Shared Ponderings on Florals
I am delighted to share an insightful response to my last article from artist Ratindra Das. - Lynn -
I read the little article in the newsletter about flowers with interest. As you know, it is not one subject that I paint too often. However, I couldn’t help writing my feelings about it.
I heard a saying, “don’t paint the pig, paint the squeal!” This has to do with the expressiveness of a painting . An artist uses a subject as a conduit to express a theme, event, anecdote, a sense of place, etc. - or in other words the essence of a subject. By and large this is true for representational paintings.
Sometimes I suggest students think a bit about this aspect of a painting. For example, if you think about strength, massiveness and masculinity of mountains, they are not going to look like potatoes in paintings, if you think about the fragility, soft, transitory character of a flower when you paint flowers, the paintings will reveal those qualities. There is a difference between gentle murmur of a flowing stream and crashing sound of waves against rocks.
Copying photographs doesn’t do it! A photograph doesn’t lie, but it doesn’t tell the truth.Once I studied a single poppy flower for five days from a bud to full blossom and on the last day I noticed a withered one next to it fluttering in air. Every single day I drew a little. The experience was real and vivid. Never again have I drawn or photographed another poppy to paint.

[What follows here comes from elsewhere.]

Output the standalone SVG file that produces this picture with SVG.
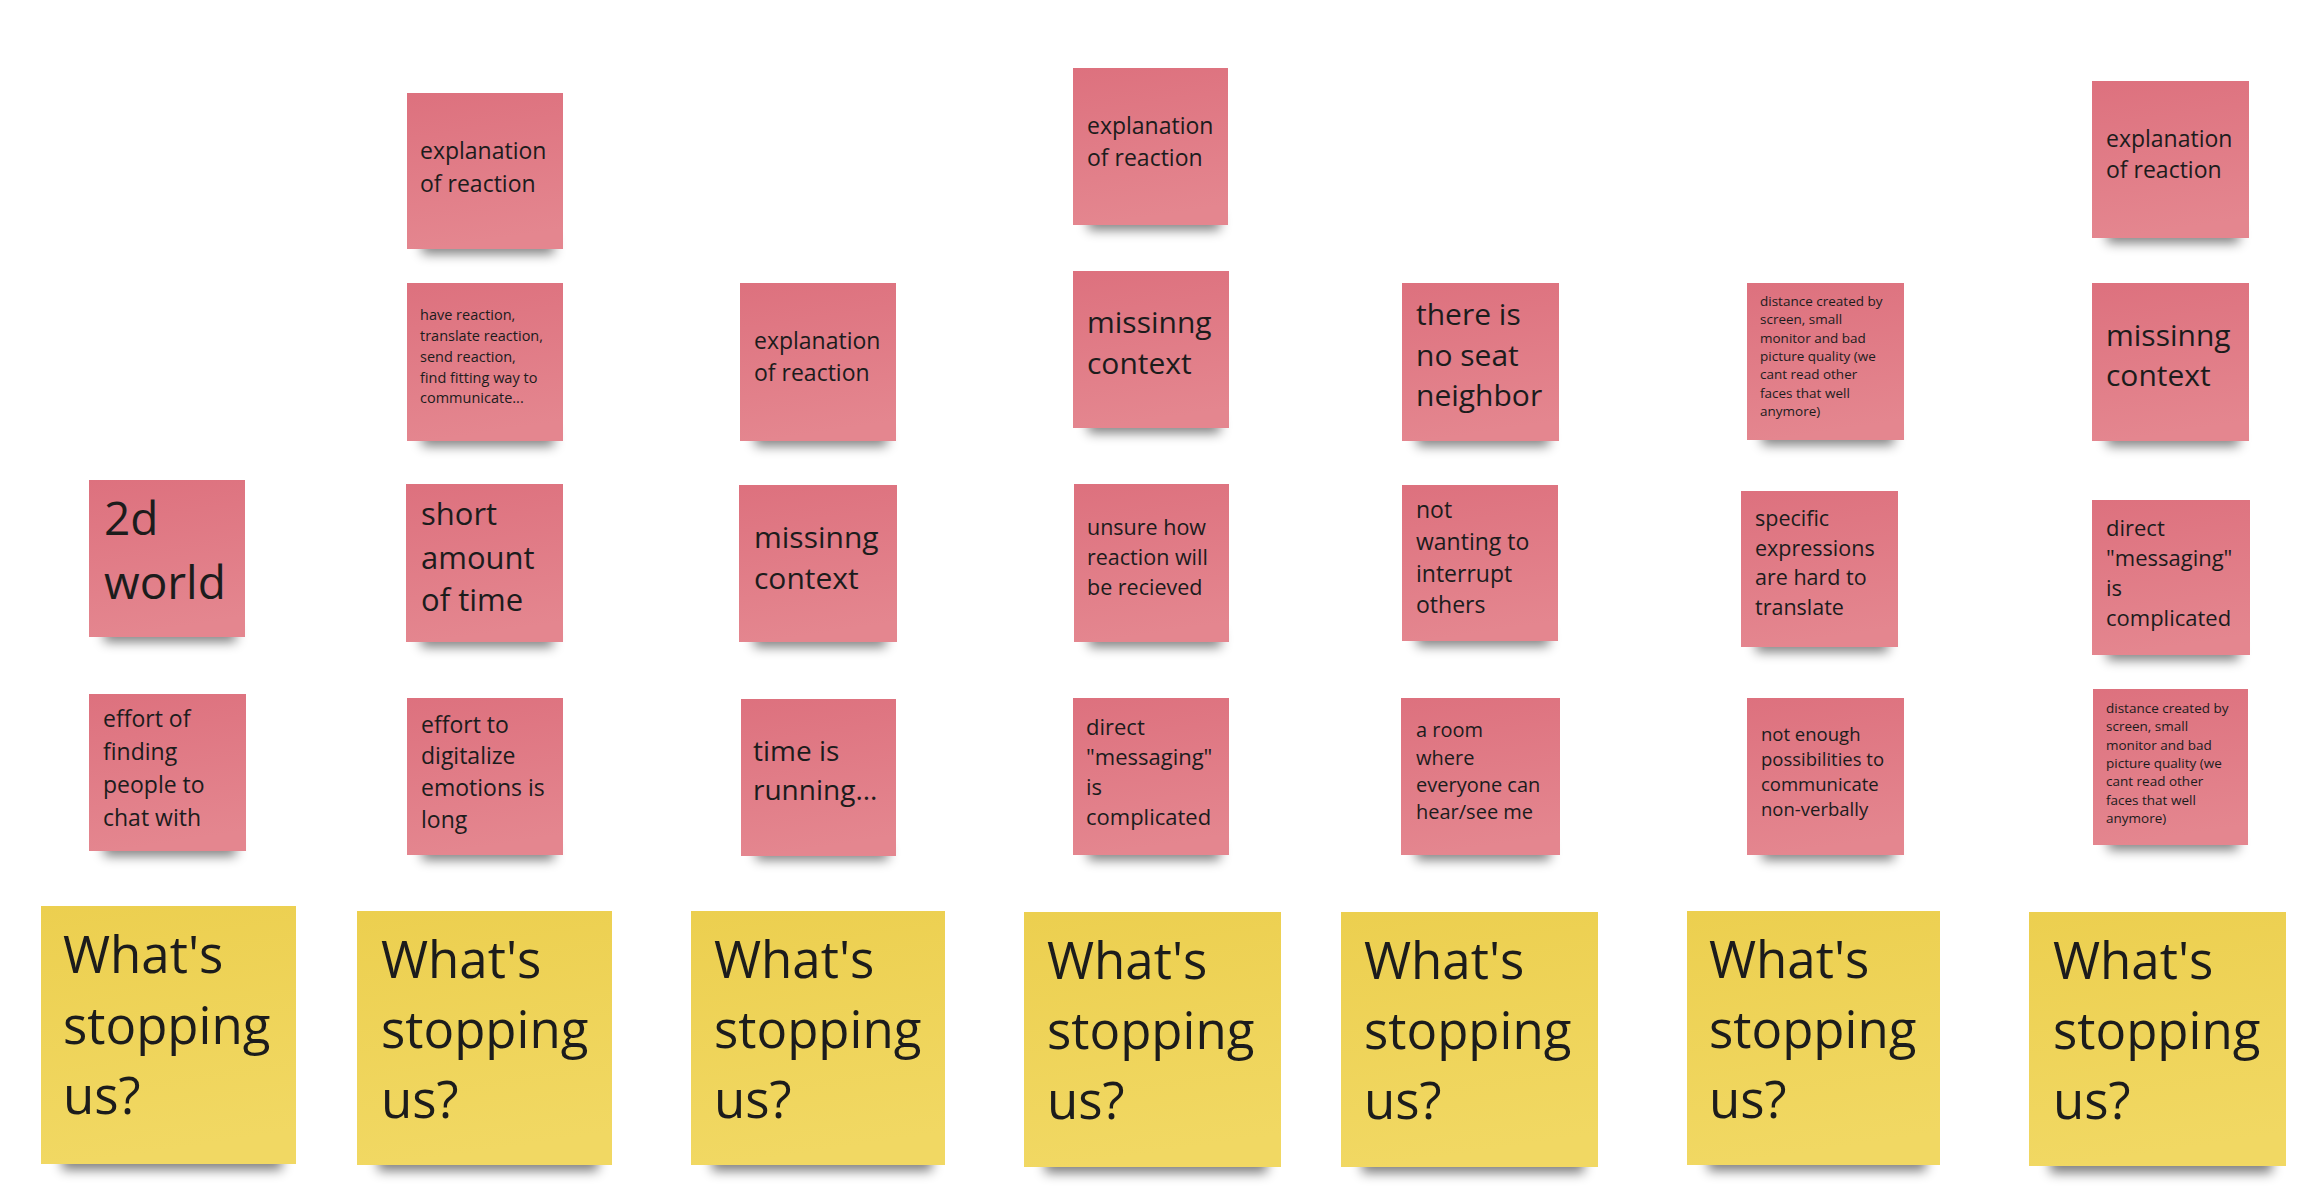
<svg xmlns="http://www.w3.org/2000/svg" width="2324" height="1190" viewBox="0 0 2324 1190">
<defs>
<linearGradient id="gp" x1="0" y1="0" x2="0.15" y2="1">
<stop offset="0" stop-color="#dd717e"/>
<stop offset="1" stop-color="#e4868f"/>
</linearGradient>
<linearGradient id="gy" x1="0" y1="0" x2="0.15" y2="1">
<stop offset="0" stop-color="#eccf4f"/>
<stop offset="1" stop-color="#f1d863"/>
</linearGradient>
<filter id="blur" x="-20%" y="-80%" width="140%" height="260%">
<feGaussianBlur stdDeviation="6"/>
</filter>
<style>
.p{fill:url(#gp)}
.y{fill:url(#gy)}
.sh{fill:#000;opacity:0.5;filter:url(#blur);transform:translateY(4px)}
text{font-family:"Open Sans","Noto Sans",sans-serif;fill:#1c1c1c}
.q{font-size:51px}
</style>
</defs>
<rect width="2324" height="1190" fill="#ffffff"/>

<!-- Column 1 -->
<g id="n1a"><rect class="sh" x="104" y="622" width="132" height="16"/><rect class="p" x="89" y="480" width="156" height="157"/>
<text style="font-size:46px"><tspan x="104" y="535">2d</tspan><tspan x="104" y="599">world</tspan></text></g>
<g id="n1b"><rect class="sh" x="104" y="836" width="132" height="16"/><rect class="p" x="89" y="694" width="157" height="157"/>
<text style="font-size:23px"><tspan x="103" y="727">effort of</tspan><tspan x="103" y="760">finding</tspan><tspan x="103" y="793">people to</tspan><tspan x="103" y="826">chat with</tspan></text></g>
<g id="y1"><rect class="sh" x="62" y="1146" width="220" height="20"/><rect class="y" x="41" y="906" width="255" height="258"/>
<text class="q"><tspan x="63" y="973">What's</tspan><tspan x="63" y="1044">stopping</tspan><tspan x="63" y="1114">us?</tspan></text></g>

<!-- Column 2 -->
<g id="n2a"><rect class="sh" x="422" y="234" width="132" height="16"/><rect class="p" x="407" y="93" width="156" height="156"/>
<text style="font-size:23px"><tspan x="420" y="159">explanation</tspan><tspan x="420" y="192">of reaction</tspan></text></g>
<g id="n2b"><rect class="sh" x="422" y="426" width="132" height="16"/><rect class="p" x="407" y="283" width="156" height="158"/>
<text style="font-size:14.5px"><tspan x="420" y="320">have reaction,</tspan><tspan x="420" y="341">translate reaction,</tspan><tspan x="420" y="362">send reaction,</tspan><tspan x="420" y="383">find fitting way to</tspan><tspan x="420" y="403">communicate...</tspan></text></g>
<g id="n2c"><rect class="sh" x="421" y="627" width="132" height="16"/><rect class="p" x="406" y="484" width="157" height="158"/>
<text style="font-size:31px"><tspan x="421" y="525">short</tspan><tspan x="421" y="569">amount</tspan><tspan x="421" y="611">of time</tspan></text></g>
<g id="n2d"><rect class="sh" x="422" y="840" width="132" height="16"/><rect class="p" x="407" y="698" width="156" height="157"/>
<text style="font-size:23px"><tspan x="421" y="733">effort to</tspan><tspan x="421" y="764">digitalize</tspan><tspan x="421" y="796">emotions is</tspan><tspan x="421" y="828">long</tspan></text></g>
<g id="y2"><rect class="sh" x="378" y="1147" width="220" height="20"/><rect class="y" x="357" y="911" width="255" height="254"/>
<text class="q"><tspan x="381" y="978">What's</tspan><tspan x="381" y="1048">stopping</tspan><tspan x="381" y="1118">us?</tspan></text></g>

<!-- Column 3 -->
<g id="n3a"><rect class="sh" x="755" y="426" width="132" height="16"/><rect class="p" x="740" y="283" width="156" height="158"/>
<text style="font-size:23px"><tspan x="754" y="349">explanation</tspan><tspan x="754" y="381">of reaction</tspan></text></g>
<g id="n3b"><rect class="sh" x="754" y="627" width="132" height="16"/><rect class="p" x="739" y="485" width="158" height="157"/>
<text style="font-size:30px"><tspan x="754" y="548">missinng</tspan><tspan x="754" y="589">context</tspan></text></g>
<g id="n3c"><rect class="sh" x="756" y="840" width="132" height="16"/><rect class="p" x="741" y="699" width="155" height="157"/>
<text style="font-size:28px"><tspan x="753" y="761">time is</tspan><tspan x="753" y="800">running...</tspan></text></g>
<g id="y3"><rect class="sh" x="712" y="1147" width="220" height="20"/><rect class="y" x="691" y="911" width="254" height="254"/>
<text class="q"><tspan x="714" y="978">What's</tspan><tspan x="714" y="1048">stopping</tspan><tspan x="714" y="1118">us?</tspan></text></g>

<!-- Column 4 -->
<g id="n4a"><rect class="sh" x="1088" y="210" width="132" height="16"/><rect class="p" x="1073" y="68" width="155" height="157"/>
<text style="font-size:23px"><tspan x="1087" y="134">explanation</tspan><tspan x="1087" y="166">of reaction</tspan></text></g>
<g id="n4b"><rect class="sh" x="1088" y="413" width="132" height="16"/><rect class="p" x="1073" y="271" width="156" height="157"/>
<text style="font-size:30px"><tspan x="1087" y="333">missinng</tspan><tspan x="1087" y="374">context</tspan></text></g>
<g id="n4c"><rect class="sh" x="1089" y="627" width="132" height="16"/><rect class="p" x="1074" y="484" width="155" height="158"/>
<text style="font-size:21.5px"><tspan x="1087" y="535">unsure how</tspan><tspan x="1087" y="565">reaction will</tspan><tspan x="1087" y="595">be recieved</tspan></text></g>
<g id="n4d"><rect class="sh" x="1088" y="840" width="132" height="16"/><rect class="p" x="1073" y="698" width="156" height="157"/>
<text style="font-size:22px"><tspan x="1086" y="735">direct</tspan><tspan x="1086" y="765">"messaging"</tspan><tspan x="1086" y="795">is</tspan><tspan x="1086" y="825">complicated</tspan></text></g>
<g id="y4"><rect class="sh" x="1045" y="1149" width="222" height="20"/><rect class="y" x="1024" y="912" width="257" height="255"/>
<text class="q"><tspan x="1047" y="979">What's</tspan><tspan x="1047" y="1049">stopping</tspan><tspan x="1047" y="1119">us?</tspan></text></g>

<!-- Column 5 -->
<g id="n5a"><rect class="sh" x="1417" y="426" width="132" height="16"/><rect class="p" x="1402" y="283" width="157" height="158"/>
<text style="font-size:30px"><tspan x="1416" y="325">there is</tspan><tspan x="1416" y="366">no seat</tspan><tspan x="1416" y="406">neighbor</tspan></text></g>
<g id="n5b"><rect class="sh" x="1417" y="626" width="132" height="16"/><rect class="p" x="1402" y="485" width="156" height="156"/>
<text style="font-size:23px"><tspan x="1416" y="518">not</tspan><tspan x="1416" y="550">wanting to</tspan><tspan x="1416" y="582">interrupt</tspan><tspan x="1416" y="613">others</tspan></text></g>
<g id="n5c"><rect class="sh" x="1416" y="840" width="134" height="16"/><rect class="p" x="1401" y="698" width="159" height="157"/>
<text style="font-size:20px"><tspan x="1416" y="737">a room</tspan><tspan x="1416" y="765">where</tspan><tspan x="1416" y="792">everyone can</tspan><tspan x="1416" y="819">hear/see me</tspan></text></g>
<g id="y5"><rect class="sh" x="1362" y="1149" width="222" height="20"/><rect class="y" x="1341" y="912" width="257" height="255"/>
<text class="q"><tspan x="1364" y="979">What's</tspan><tspan x="1364" y="1049">stopping</tspan><tspan x="1364" y="1119">us?</tspan></text></g>

<!-- Column 6 -->
<g id="n6a"><rect class="sh" x="1762" y="425" width="132" height="16"/><rect class="p" x="1747" y="283" width="157" height="157"/>
<text style="font-size:13.5px"><tspan x="1760" y="306">distance created by</tspan><tspan x="1760" y="324">screen, small</tspan><tspan x="1760" y="343">monitor and bad</tspan><tspan x="1760" y="361">picture quality (we</tspan><tspan x="1760" y="379">cant read other</tspan><tspan x="1760" y="398">faces that well</tspan><tspan x="1760" y="416">anymore)</tspan></text></g>
<g id="n6b"><rect class="sh" x="1756" y="632" width="132" height="16"/><rect class="p" x="1741" y="491" width="157" height="156"/>
<text style="font-size:21.5px"><tspan x="1755" y="526">specific</tspan><tspan x="1755" y="556">expressions</tspan><tspan x="1755" y="585">are hard to</tspan><tspan x="1755" y="615">translate</tspan></text></g>
<g id="n6c"><rect class="sh" x="1762" y="840" width="132" height="16"/><rect class="p" x="1747" y="698" width="157" height="157"/>
<text style="font-size:18.5px"><tspan x="1761" y="741">not enough</tspan><tspan x="1761" y="766">possibilities to</tspan><tspan x="1761" y="791">communicate</tspan><tspan x="1761" y="816">non-verbally</tspan></text></g>
<g id="y6"><rect class="sh" x="1708" y="1147" width="218" height="20"/><rect class="y" x="1687" y="911" width="253" height="254"/>
<text class="q"><tspan x="1709" y="978">What's</tspan><tspan x="1709" y="1048">stopping</tspan><tspan x="1709" y="1118">us?</tspan></text></g>

<!-- Column 7 -->
<g id="n7a"><rect class="sh" x="2107" y="223" width="132" height="16"/><rect class="p" x="2092" y="81" width="157" height="157"/>
<text style="font-size:23px"><tspan x="2106" y="147">explanation</tspan><tspan x="2106" y="178">of reaction</tspan></text></g>
<g id="n7b"><rect class="sh" x="2107" y="426" width="132" height="16"/><rect class="p" x="2092" y="283" width="157" height="158"/>
<text style="font-size:30px"><tspan x="2106" y="346">missinng</tspan><tspan x="2106" y="386">context</tspan></text></g>
<g id="n7c"><rect class="sh" x="2107" y="640" width="132" height="16"/><rect class="p" x="2092" y="500" width="158" height="155"/>
<text style="font-size:22px"><tspan x="2106" y="536">direct</tspan><tspan x="2106" y="566">"messaging"</tspan><tspan x="2106" y="596">is</tspan><tspan x="2106" y="626">complicated</tspan></text></g>
<g id="n7d"><rect class="sh" x="2108" y="830" width="130" height="16"/><rect class="p" x="2093" y="689" width="155" height="156"/>
<text style="font-size:13.5px"><tspan x="2106" y="713">distance created by</tspan><tspan x="2106" y="731">screen, small</tspan><tspan x="2106" y="750">monitor and bad</tspan><tspan x="2106" y="768">picture quality (we</tspan><tspan x="2106" y="786">cant read other</tspan><tspan x="2106" y="805">faces that well</tspan><tspan x="2106" y="823">anymore)</tspan></text></g>
<g id="y7"><rect class="sh" x="2050" y="1149" width="222" height="20"/><rect class="y" x="2029" y="912" width="257" height="254"/>
<text class="q"><tspan x="2053" y="979">What's</tspan><tspan x="2053" y="1049">stopping</tspan><tspan x="2053" y="1119">us?</tspan></text></g>

<g id="connectors"></g>
</svg>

Once an art critic of a nationally known newspaper took a jab at a watercolor show because subject matters were predictable and its lack of relevance in context to time. My response to that was that the essence of a subject does not change over time. There are universal qualities. Loneliness, tranquility, fear, anguish, tenderness, etc, etc. are timeless. We do not paint flowers just to paint flowers! Picasso painted ‘Guernica’ to show ugliness of war and violence - not an event. Paint flowers to express the essential qualities of flowers, or otherwise it might look lifeless and stale.